** Begin STORED DATA **
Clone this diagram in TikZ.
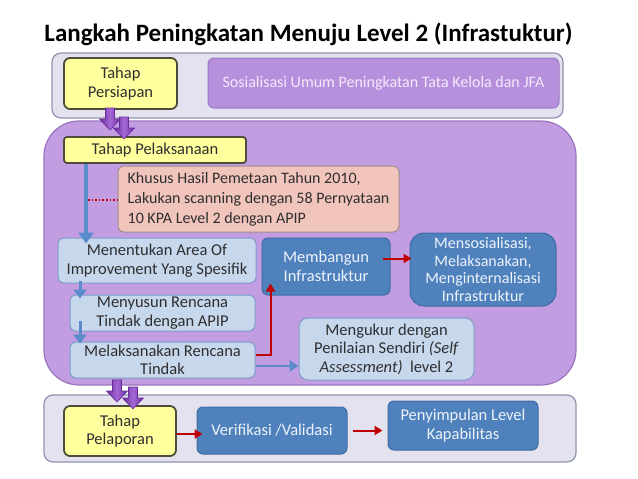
\documentclass[tikz,border=0pt]{standalone}
\usepackage{fontspec}
\setmainfont{Carlito}
\usetikzlibrary{arrows.meta,calc}
\definecolor{panelgray}{HTML}{E4E2EE}
\definecolor{panelgrayb}{HTML}{8C94AE}
\definecolor{bigpurple}{HTML}{C39DE2}
\definecolor{bigpurpleb}{HTML}{9A74C0}
\definecolor{sosfill}{HTML}{B690DD}
\definecolor{sosborder}{HTML}{9B7AC7}
\definecolor{sostext}{HTML}{F3EAFB}
\definecolor{yel}{HTML}{FFFF9E}
\definecolor{yelb}{HTML}{4D4D3A}
\definecolor{lblue}{HTML}{C7D7EC}
\definecolor{lblueb}{HTML}{7E9CC7}
\definecolor{dblue}{HTML}{4F81BD}
\definecolor{dblueb}{HTML}{3D6BA3}
\definecolor{dbluetext}{HTML}{EEF3FA}
\definecolor{pinkf}{HTML}{F2C5BC}
\definecolor{pinkb}{HTML}{9C8E8E}
\definecolor{redar}{HTML}{C00000}
\definecolor{bluear}{HTML}{5A8CCB}
\definecolor{parrowc}{HTML}{6A2C9A}
\definecolor{parrowl}{HTML}{A566D6}
\definecolor{txt}{HTML}{2F2F2F}
\tikzset{
  base/.style={rounded corners=6, align=center, inner sep=0, font=\fontsize{16.5}{18.5}\selectfont, text=txt},
  panel/.style={draw=panelgrayb, fill=panelgray, line width=1.2, rounded corners=9, inner sep=0},
  bigpanel/.style={draw=bigpurpleb, fill=bigpurple, line width=1.2, rounded corners=35, inner sep=0},
  ybox/.style={base, draw=yelb, fill=yel, line width=1.8},
  lbox/.style={base, draw=lblueb, fill=lblue, line width=1},
  dbox/.style={base, draw=dblueb, fill=dblue, line width=1, text=dbluetext},
  sbox/.style={base, draw=sosborder, fill=sosfill, line width=1, text=sostext},
  pbox/.style={base, draw=pinkb, fill=pinkf, line width=1, align=left},
  redarrow/.style={draw=redar, line width=2, -{Triangle[length=8,width=9]}},
  bluearrow/.style={draw=bluear, line width=4, -{Triangle[length=11,width=15]}},
  smallblue/.style={draw=bluear, line width=3, -{Triangle[length=9,width=13]}},
  mengarrow/.style={draw=bluear, line width=2.5, -{Triangle[length=9,width=11]}},
  parrow/.pic={\path[draw=parrowc, line width=0.6, left color=parrowc, right color=parrowc, middle color=parrowl]
     (-4.5,0) -- (4.5,0) -- (4.5,11) -- (10.5,11) -- (0,22) -- (-10.5,11) -- (-4.5,11) -- cycle;}
}
\begin{document}
\begin{tikzpicture}[x=1pt,y=-1pt]
\useasboundingbox (0,0) rectangle (638,479);
\fill[white] (0,0) rectangle (638,479);
\node[font=\fontsize{25}{29}\selectfont\bfseries, text=black] (title) at (308.5,34) {Langkah Peningkatan Menuju Level 2 (Infrastuktur)};
% panels
\node[panel, minimum width=511, minimum height=65] (toppanel) at (307.5,85.5) {};
\node[bigpanel, minimum width=532, minimum height=264] (bigpanel) at (310,253) {};
\node[panel, minimum width=532, minimum height=67] (botpanel) at (310,428.5) {};
% top
\node[ybox, minimum width=113, minimum height=51] (persiapan) at (120.5,83.5) {Tahap\\Persiapan};
\node[sbox, minimum width=351, minimum height=50, font=\fontsize{16}{18}\selectfont] (sos) at (383.5,83) {Sosialisasi Umum Peningkatan Tata Kelola dan JFA};
% middle
\node[ybox, minimum width=182, minimum height=26, rounded corners=3] (pelaksanaan) at (155,150) {Tahap Pelaksanaan};
\node[pbox, minimum width=281, minimum height=66, font=\fontsize{16}{20}\selectfont] (khusus) at (258.5,199) {Khusus Hasil Pemetaan Tahun 2010,\\Lakukan scanning dengan 58 Pernyataan\\10 KPA Level 2 dengan APIP};
\node[lbox, minimum width=198, minimum height=45] (menentukan) at (157,260.5) {Menentukan Area Of\\Improvement Yang Spesifik};
\node[lbox, minimum width=185, minimum height=36] (menyusun) at (162.5,313) {Menyusun Rencana\\Tindak dengan APIP};
\node[lbox, minimum width=185, minimum height=36] (melaksanakan) at (162.5,360) {Melaksanakan Rencana\\Tindak};
\node[dbox, minimum width=128, minimum height=57] (membangun) at (326,266.5) {Membangun\\Infrastruktur};
\node[dbox, minimum width=146, minimum height=73, rounded corners=14, font=\fontsize{16}{17.5}\selectfont] (mensos) at (483,269.5) {Mensosialisasi,\\Melaksanakan,\\Menginternalisasi\\Infrastruktur};
\node[lbox, minimum width=175, minimum height=62, rounded corners=9] (mengukur) at (386.5,349) {Mengukur dengan\\Penilaian Sendiri \textit{(Self}\\\textit{Assessment)}\ \ level 2};
% bottom
\node[ybox, minimum width=112, minimum height=50] (pelaporan) at (120,431) {Tahap\\Pelaporan};
\node[dbox, minimum width=150, minimum height=47] (verifikasi) at (272,430.5) {Verifikasi /Validasi};
\node[dbox, minimum width=150, minimum height=49] (penyimpulan) at (463,425.5) {Penyimpulan Level\\Kapabilitas};
% connectors
\coordinate (c86) at (86,0);
\coordinate (c80) at (80,0);
\draw[bluearrow] (pelaksanaan.south -| c86) -- ($(menentukan.north -| c86)+(0,6)$);
\draw[redar, line width=1.6, dotted] ($(khusus.west -| c86)+(2,1)$) -- ($(khusus.west)+(0,1)$);
\draw[smallblue] ($(menentukan.south -| c80)+(0,-3)$) -- ($(menyusun.north -| c80)+(0,4)$);
\draw[smallblue] ($(menyusun.south -| c80)+(0,-11)$) -- ($(melaksanakan.north -| c80)+(0,2)$);
\draw[redarrow] ($(melaksanakan.east)+(0,-5)$) -| ($(membangun.south west)+(9,-12)$);
\draw[mengarrow] ($(melaksanakan.east)+(0,6)$) -- ($(melaksanakan.east -| mengukur.west)+(0,6)$);
\draw[redarrow] ($(membangun.east)+(-8,-8)$) -- ($(mensos.west |- membangun.east)+(2,-8)$);
\draw[redarrow] ($(pelaporan.east)+(0,3)$) -- ($(verifikasi.west |- pelaporan.east)+(6,3)$);
\draw[redarrow] ($(verifikasi.east)+(5,0)$) -- ($(verifikasi.east -| penyimpulan.west)+(-5,0)$);
% purple block arrows
\pic at (110,108) {parrow};
\pic at (124,117) {parrow};
\pic at (117,380) {parrow};
\pic at (133,387) {parrow};
\end{tikzpicture}
\end{document}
** End STORED DATA **
Exactly as written, return every line of the listing, but not the pictures.

Clone this diagram in TikZ.
\documentclass[tikz,border=0pt]{standalone}
\usepackage{fontspec}
\setmainfont{Carlito}
\usetikzlibrary{arrows.meta,calc}
\definecolor{panelgray}{HTML}{E4E2EE}
\definecolor{panelgrayb}{HTML}{8C94AE}
\definecolor{bigpurple}{HTML}{C39DE2}
\definecolor{bigpurpleb}{HTML}{9A74C0}
\definecolor{sosfill}{HTML}{B690DD}
\definecolor{sosborder}{HTML}{9B7AC7}
\definecolor{sostext}{HTML}{F3EAFB}
\definecolor{yel}{HTML}{FFFF9E}
\definecolor{yelb}{HTML}{4D4D3A}
\definecolor{lblue}{HTML}{C7D7EC}
\definecolor{lblueb}{HTML}{7E9CC7}
\definecolor{dblue}{HTML}{4F81BD}
\definecolor{dblueb}{HTML}{3D6BA3}
\definecolor{dbluetext}{HTML}{EEF3FA}
\definecolor{pinkf}{HTML}{F2C5BC}
\definecolor{pinkb}{HTML}{9C8E8E}
\definecolor{redar}{HTML}{C00000}
\definecolor{bluear}{HTML}{5A8CCB}
\definecolor{parrowc}{HTML}{6A2C9A}
\definecolor{parrowl}{HTML}{A566D6}
\definecolor{txt}{HTML}{2F2F2F}
\tikzset{
  base/.style={rounded corners=6, align=center, inner sep=0, font=\fontsize{16.5}{18.5}\selectfont, text=txt},
  panel/.style={draw=panelgrayb, fill=panelgray, line width=1.2, rounded corners=9, inner sep=0},
  bigpanel/.style={draw=bigpurpleb, fill=bigpurple, line width=1.2, rounded corners=35, inner sep=0},
  ybox/.style={base, draw=yelb, fill=yel, line width=1.8},
  lbox/.style={base, draw=lblueb, fill=lblue, line width=1},
  dbox/.style={base, draw=dblueb, fill=dblue, line width=1, text=dbluetext},
  sbox/.style={base, draw=sosborder, fill=sosfill, line width=1, text=sostext},
  pbox/.style={base, draw=pinkb, fill=pinkf, line width=1, align=left},
  redarrow/.style={draw=redar, line width=2, -{Triangle[length=8,width=9]}},
  bluearrow/.style={draw=bluear, line width=4, -{Triangle[length=11,width=15]}},
  smallblue/.style={draw=bluear, line width=3, -{Triangle[length=9,width=13]}},
  mengarrow/.style={draw=bluear, line width=2.5, -{Triangle[length=9,width=11]}},
  parrow/.pic={\path[draw=parrowc, line width=0.6, left color=parrowc, right color=parrowc, middle color=parrowl]
     (-4.5,0) -- (4.5,0) -- (4.5,11) -- (10.5,11) -- (0,22) -- (-10.5,11) -- (-4.5,11) -- cycle;}
}
\begin{document}
\begin{tikzpicture}[x=1pt,y=-1pt]
\useasboundingbox (0,0) rectangle (638,479);
\fill[white] (0,0) rectangle (638,479);
\node[font=\fontsize{25}{29}\selectfont\bfseries, text=black] (title) at (308.5,34) {Langkah Peningkatan Menuju Level 2 (Infrastuktur)};
% panels
\node[panel, minimum width=511, minimum height=65] (toppanel) at (307.5,85.5) {};
\node[bigpanel, minimum width=532, minimum height=264] (bigpanel) at (310,253) {};
\node[panel, minimum width=532, minimum height=67] (botpanel) at (310,428.5) {};
% top
\node[ybox, minimum width=113, minimum height=51] (persiapan) at (120.5,83.5) {Tahap\\Persiapan};
\node[sbox, minimum width=351, minimum height=50, font=\fontsize{16}{18}\selectfont] (sos) at (383.5,83) {Sosialisasi Umum Peningkatan Tata Kelola dan JFA};
% middle
\node[ybox, minimum width=182, minimum height=26, rounded corners=3] (pelaksanaan) at (155,150) {Tahap Pelaksanaan};
\node[pbox, minimum width=281, minimum height=66, font=\fontsize{16}{20}\selectfont] (khusus) at (258.5,199) {Khusus Hasil Pemetaan Tahun 2010,\\Lakukan scanning dengan 58 Pernyataan\\10 KPA Level 2 dengan APIP};
\node[lbox, minimum width=198, minimum height=45] (menentukan) at (157,260.5) {Menentukan Area Of\\Improvement Yang Spesifik};
\node[lbox, minimum width=185, minimum height=36] (menyusun) at (162.5,313) {Menyusun Rencana\\Tindak dengan APIP};
\node[lbox, minimum width=185, minimum height=36] (melaksanakan) at (162.5,360) {Melaksanakan Rencana\\Tindak};
\node[dbox, minimum width=128, minimum height=57] (membangun) at (326,266.5) {Membangun\\Infrastruktur};
\node[dbox, minimum width=146, minimum height=73, rounded corners=14, font=\fontsize{16}{17.5}\selectfont] (mensos) at (483,269.5) {Mensosialisasi,\\Melaksanakan,\\Menginternalisasi\\Infrastruktur};
\node[lbox, minimum width=175, minimum height=62, rounded corners=9] (mengukur) at (386.5,349) {Mengukur dengan\\Penilaian Sendiri \textit{(Self}\\\textit{Assessment)}\ \ level 2};
% bottom
\node[ybox, minimum width=112, minimum height=50] (pelaporan) at (120,431) {Tahap\\Pelaporan};
\node[dbox, minimum width=150, minimum height=47] (verifikasi) at (272,430.5) {Verifikasi /Validasi};
\node[dbox, minimum width=150, minimum height=49] (penyimpulan) at (463,425.5) {Penyimpulan Level\\Kapabilitas};
% connectors
\coordinate (c86) at (86,0);
\coordinate (c80) at (80,0);
\draw[bluearrow] (pelaksanaan.south -| c86) -- ($(menentukan.north -| c86)+(0,6)$);
\draw[redar, line width=1.6, dotted] ($(khusus.west -| c86)+(2,1)$) -- ($(khusus.west)+(0,1)$);
\draw[smallblue] ($(menentukan.south -| c80)+(0,-3)$) -- ($(menyusun.north -| c80)+(0,4)$);
\draw[smallblue] ($(menyusun.south -| c80)+(0,-11)$) -- ($(melaksanakan.north -| c80)+(0,2)$);
\draw[redarrow] ($(melaksanakan.east)+(0,-5)$) -| ($(membangun.south west)+(9,-12)$);
\draw[mengarrow] ($(melaksanakan.east)+(0,6)$) -- ($(melaksanakan.east -| mengukur.west)+(0,6)$);
\draw[redarrow] ($(membangun.east)+(-8,-8)$) -- ($(mensos.west |- membangun.east)+(2,-8)$);
\draw[redarrow] ($(pelaporan.east)+(0,3)$) -- ($(verifikasi.west |- pelaporan.east)+(6,3)$);
\draw[redarrow] ($(verifikasi.east)+(5,0)$) -- ($(verifikasi.east -| penyimpulan.west)+(-5,0)$);
% purple block arrows
\pic at (110,108) {parrow};
\pic at (124,117) {parrow};
\pic at (117,380) {parrow};
\pic at (133,387) {parrow};
\end{tikzpicture}
\end{document}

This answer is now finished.